Postponed: "Addressing Bullying and School Violence and Promoting School Connectedness: Empirically-Based and Innovative Prevention and Intervention"

Dorothy Espelage, Ph.D.., Professor of Psychology, University of Florida

In the wake of school violence across the U.S., visible security measures -- such as active shooter drills, metal detectors, clear back packs, and school security officers – have been put into place in many schools. The cost of these measures is the hardening of our schools. Thus, we are faced with an important question: how do we soften the impact of this hardening of schools? We do this by training our teachers and adults in schools to understand trauma-informed approaches, social-emotional learning, restorative practices, and culturally competent practices. 

Dr. Espelage will discuss two decades of research on bullying and other forms of youth violence, highlighting the efficacy of school-based programs. Innovative efforts to address bullying, sexual violence, and school violence include developing apps for students to communicate emotional and physical safety concerns, youth-led student campaigns to address mental health issues and school climate concerns, and professional development training programs for school police officers.

About the speaker:

Dorothy L. Espelage, Ph.D., is Professor of Psychology at the University of Florida.  She is the recipient of the APA Lifetime Achievement Award in Prevention Science and the 2016 APA Award for Distinguished Contributions to Research in Public Policy, and is a Fellow of APS, APA, and AERA.  She was recently elected to the National Academy of Education. She earned her Ph.D. in Counseling Psychology from Indiana University in 1997.  Over the last 22 years, she has authored over 190 peer- reviewed articles, six edited books, and 70 chapters on bullying, homophobic teasing, sexual harassment, dating violence, and gang violence.

Her research focuses on translating empirical findings into prevention and intervention programming and she has secured over twelve million dollars of external funding.
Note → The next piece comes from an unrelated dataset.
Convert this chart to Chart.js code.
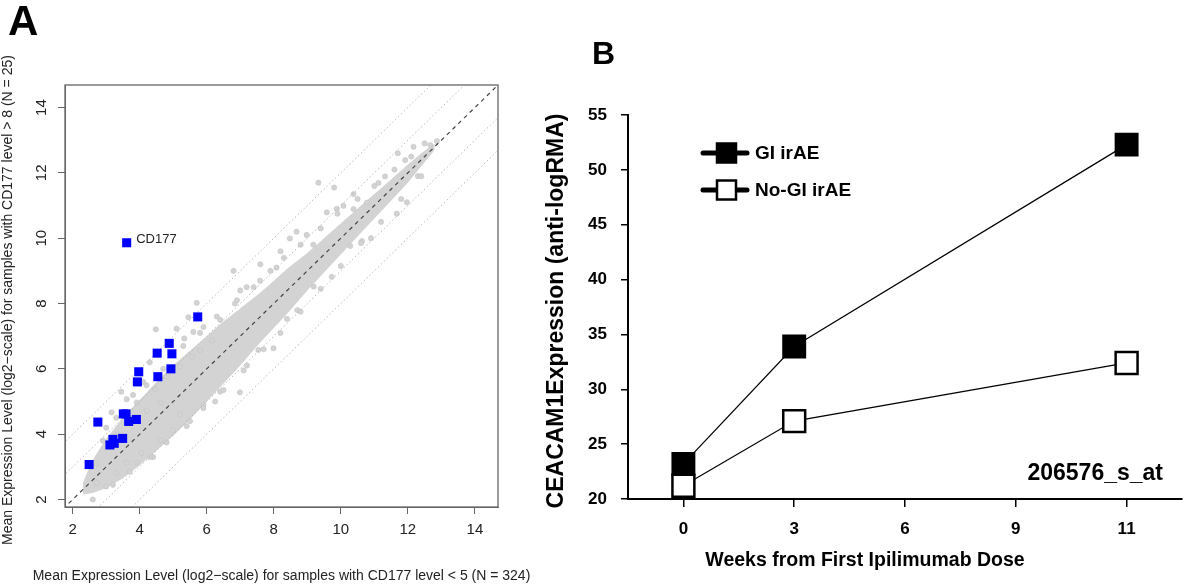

She advises members of Congress and Senate on bully prevention legislation. She conducts regular webinars for CDC, NIH, and NIJ to disseminate research. She just completed a CDC-funded study that included a randomized clinical trial of a social emotional learning prevention program in 36 middle schools to reduce aggression. National Institute of Justice (NIJ) is funding her to track these kids to examine whether these effects remain as kids navigate challenges of high school. CDC is funding another RCT of this program in comparison to a gender-enhanced social-emotional program in 28 Illinois middle schools. 

She just received a 5-year large grant to prevent bullying and promote school safety in high schools from NIJ. Also, she is PI on a CDC-funded grant to evaluate a youth suicide prevention program on sexual violence outcomes in 24 Colorado high schools. She authored a 2011 White House Brief on bullying among LGBTQ youth and attended the White House Conference in 2011, and has been a consultant on the website and consultant to the National Anti-bullying Campaign, Health Resources and Services Administration  (HRSA) in the U.S. Department of Health and Human Services (HHS). She has presented multiple times at the Federal Partnership to End Bullying Summit and Conference. She is a consultant to the National Institutes of Health Pathways to Prevention Initiative to address bullying and youth suicide.

Dr. Espelage has appeared on many television news and talk shows, including The Today Show; CNN; CBS Evening News; The Oprah Winfrey Show, Anderson, Anderson 360 and has been quoted in the national print press, including Time Magazine, USA Today, People, Boston Globe, and the Wall Street Journal.